“Ivy,” I call as I climb out of the side by side. My tone is borderline angry. Which I am. Not with her. With the circumstances.
She glances over her shoulder. “Wanna swim with me?”
No. I need to stay as far away as humanly possible.
“No.” I scrub a hand over my face as she wades out into the water.
“Fine. Then go home.” Step by step she walks into the water, and as if my own damn limbs can’t follow my brain’s response, I feel my fingers flip open the button of my jeans.
Once I’m down to my boxers, I’m following her out into the water like a damn magnet.
She dips her head back, wetting her golden strands before she spins to face me.
Her eyes are glassy, and red rimmed. She’s been crying. I grit my teeth, refraining from wrapping her in my arms and demanding to know who made her cry. Like I don’t already know.
“What happened?” I ask, my slow movements causing the water to slosh up against my navel.
“It’s over,” she breathes out.
“Over?”
She opens her eyes, a tear falling. “Brady. I…” she runs her hands over the ripples in the water. “I spotted his truck in the parking lot at the rodeo grounds. He told me he had to work for Claude this evening. I just had a feeling, you know?”
Fuck.
“My feeling was correct.” She lets out a humorless laugh. “He was balls deep inside some brunet in the back seat.”
My chest burns. My hands itching to touch her. My words threatening to spill out that I’d never put her through that. I’d never hurt her like he has.

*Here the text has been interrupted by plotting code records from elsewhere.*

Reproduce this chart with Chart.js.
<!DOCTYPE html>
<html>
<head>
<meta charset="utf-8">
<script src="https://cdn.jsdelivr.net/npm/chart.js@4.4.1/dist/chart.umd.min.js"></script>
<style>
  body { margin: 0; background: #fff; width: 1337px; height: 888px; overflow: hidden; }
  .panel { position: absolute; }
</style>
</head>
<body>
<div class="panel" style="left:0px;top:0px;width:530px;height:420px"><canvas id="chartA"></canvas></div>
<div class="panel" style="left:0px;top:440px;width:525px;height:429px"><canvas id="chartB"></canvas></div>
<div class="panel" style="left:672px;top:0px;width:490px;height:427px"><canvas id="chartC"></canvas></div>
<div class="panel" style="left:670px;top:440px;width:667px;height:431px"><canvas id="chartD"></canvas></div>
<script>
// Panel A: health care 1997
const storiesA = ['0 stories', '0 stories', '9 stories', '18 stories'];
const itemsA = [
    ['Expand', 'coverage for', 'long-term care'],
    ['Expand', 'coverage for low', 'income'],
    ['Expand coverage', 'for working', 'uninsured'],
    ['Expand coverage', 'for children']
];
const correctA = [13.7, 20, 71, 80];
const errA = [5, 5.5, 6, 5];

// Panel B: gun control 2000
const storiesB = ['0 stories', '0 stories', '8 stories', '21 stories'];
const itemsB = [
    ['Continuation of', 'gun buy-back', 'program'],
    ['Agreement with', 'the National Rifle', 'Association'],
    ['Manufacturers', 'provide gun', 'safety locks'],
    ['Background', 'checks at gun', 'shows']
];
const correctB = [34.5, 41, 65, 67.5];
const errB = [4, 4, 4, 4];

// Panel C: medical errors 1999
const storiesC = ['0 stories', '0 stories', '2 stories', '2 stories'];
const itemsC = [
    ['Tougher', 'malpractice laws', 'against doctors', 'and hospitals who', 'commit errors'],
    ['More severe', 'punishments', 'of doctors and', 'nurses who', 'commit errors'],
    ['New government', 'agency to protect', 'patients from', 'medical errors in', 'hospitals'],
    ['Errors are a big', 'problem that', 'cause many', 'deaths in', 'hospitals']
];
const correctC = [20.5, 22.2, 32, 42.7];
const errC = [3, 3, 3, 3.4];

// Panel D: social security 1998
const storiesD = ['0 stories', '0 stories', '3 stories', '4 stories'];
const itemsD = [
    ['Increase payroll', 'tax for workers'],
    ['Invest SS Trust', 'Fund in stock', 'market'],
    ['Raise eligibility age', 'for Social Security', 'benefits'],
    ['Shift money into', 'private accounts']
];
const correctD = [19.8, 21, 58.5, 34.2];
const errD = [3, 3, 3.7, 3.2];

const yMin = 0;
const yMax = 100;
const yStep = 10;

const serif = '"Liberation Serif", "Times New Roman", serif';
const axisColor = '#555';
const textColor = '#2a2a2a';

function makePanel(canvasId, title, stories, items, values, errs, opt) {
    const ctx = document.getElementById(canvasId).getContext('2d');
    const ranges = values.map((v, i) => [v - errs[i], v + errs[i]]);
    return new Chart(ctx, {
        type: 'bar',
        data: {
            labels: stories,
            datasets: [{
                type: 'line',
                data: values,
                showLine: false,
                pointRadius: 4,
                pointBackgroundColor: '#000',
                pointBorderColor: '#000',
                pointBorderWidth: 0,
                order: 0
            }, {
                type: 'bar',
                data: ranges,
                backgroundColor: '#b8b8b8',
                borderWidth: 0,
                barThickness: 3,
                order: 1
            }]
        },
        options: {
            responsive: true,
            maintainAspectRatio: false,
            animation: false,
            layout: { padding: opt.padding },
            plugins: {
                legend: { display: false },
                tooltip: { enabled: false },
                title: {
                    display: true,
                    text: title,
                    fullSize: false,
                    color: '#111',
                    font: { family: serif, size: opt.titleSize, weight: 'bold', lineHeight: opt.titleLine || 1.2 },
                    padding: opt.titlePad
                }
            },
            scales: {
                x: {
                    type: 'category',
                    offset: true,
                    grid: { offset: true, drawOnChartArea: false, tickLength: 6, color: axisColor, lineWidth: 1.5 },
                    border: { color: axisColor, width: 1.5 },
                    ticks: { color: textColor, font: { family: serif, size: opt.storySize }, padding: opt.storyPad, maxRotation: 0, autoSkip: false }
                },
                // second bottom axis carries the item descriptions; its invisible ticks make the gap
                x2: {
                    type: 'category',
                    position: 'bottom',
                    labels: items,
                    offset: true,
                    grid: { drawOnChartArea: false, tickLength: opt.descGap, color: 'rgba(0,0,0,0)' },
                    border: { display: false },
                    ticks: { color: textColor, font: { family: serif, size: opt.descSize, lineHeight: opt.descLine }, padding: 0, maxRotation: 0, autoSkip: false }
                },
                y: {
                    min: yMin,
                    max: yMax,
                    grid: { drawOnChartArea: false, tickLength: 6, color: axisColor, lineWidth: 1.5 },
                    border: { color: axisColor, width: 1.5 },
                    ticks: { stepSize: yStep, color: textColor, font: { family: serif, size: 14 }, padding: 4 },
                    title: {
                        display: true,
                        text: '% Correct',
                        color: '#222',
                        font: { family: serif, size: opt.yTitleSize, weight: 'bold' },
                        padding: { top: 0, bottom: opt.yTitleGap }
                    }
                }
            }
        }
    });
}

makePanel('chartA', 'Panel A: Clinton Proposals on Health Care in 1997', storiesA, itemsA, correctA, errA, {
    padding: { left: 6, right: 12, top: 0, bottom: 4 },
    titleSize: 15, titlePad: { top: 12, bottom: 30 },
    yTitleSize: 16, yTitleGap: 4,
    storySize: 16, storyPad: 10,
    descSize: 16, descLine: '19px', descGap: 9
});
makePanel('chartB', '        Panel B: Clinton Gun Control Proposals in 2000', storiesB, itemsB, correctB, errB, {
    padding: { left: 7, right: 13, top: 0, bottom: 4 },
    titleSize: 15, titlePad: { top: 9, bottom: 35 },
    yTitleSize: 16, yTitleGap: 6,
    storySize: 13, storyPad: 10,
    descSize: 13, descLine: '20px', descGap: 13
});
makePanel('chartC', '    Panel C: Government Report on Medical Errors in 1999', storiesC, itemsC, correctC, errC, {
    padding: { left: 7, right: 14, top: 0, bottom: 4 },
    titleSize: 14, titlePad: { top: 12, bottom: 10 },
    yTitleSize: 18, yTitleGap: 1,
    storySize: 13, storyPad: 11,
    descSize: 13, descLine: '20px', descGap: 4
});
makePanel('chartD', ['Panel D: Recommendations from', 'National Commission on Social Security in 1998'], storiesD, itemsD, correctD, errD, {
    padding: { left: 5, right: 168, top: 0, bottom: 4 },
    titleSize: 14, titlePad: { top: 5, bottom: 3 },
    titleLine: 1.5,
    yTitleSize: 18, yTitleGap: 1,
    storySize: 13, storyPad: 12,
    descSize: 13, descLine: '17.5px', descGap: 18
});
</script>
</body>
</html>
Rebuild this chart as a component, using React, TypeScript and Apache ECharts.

“I’m sorry, darlin” I tell her. “I’m sorry he hurt you.”
She shakes her head with tears steadily falling. “That’s the thing, Maddox.”
My hands twitch.God, why do I love when she says my name?
“I’m not hurt.” She peers up at the sky before meeting my eyes. “I’m relieved.”
I take a step closer. Damn these feet.
“I’m relieved that I don’t have to be the one to break his heart. I don’t have to tell him the truth.”
“And what’s the truth?” I’m standing right in front of her now. One more lazy slide of my feet against this thick mud and my chest would brush hers.
“That I don’t love him that way,” she whispers. “Not the way that I….” She trails off and paddles back.
The way she what? My chest tightens as her hands come to her temples.
“I don’t feel good.” She stumbles and my arms shoot out to steady her. Another stumble has her falling into my chest.
“How much did you drink?” I ask, wrapping my arm around her waist.
Her answer slices right through me. “Enough to make the guilt go away.”
I haul her to me, then cradle her against my bare skin, before I’m carrying her to the ATV.
When she passes out against my shoulder on the way back to the cabin, I carry her inside. A better man would put her on the couch. Cover her with a blanket and climb in his own bed. But I never said I was a better man. So, I place her in the spot next to where I sleep then lay down next to her. I stare up at the ceiling with my hands secured behind my head, listening to her soft breaths. Then I do something I’ve never done before. I roll over, tugging her close so my heartbeat rests against her spine. Then I whisper my confessions. Even though she won’t hear a single word.
I won’t let anyone ever hurt you again.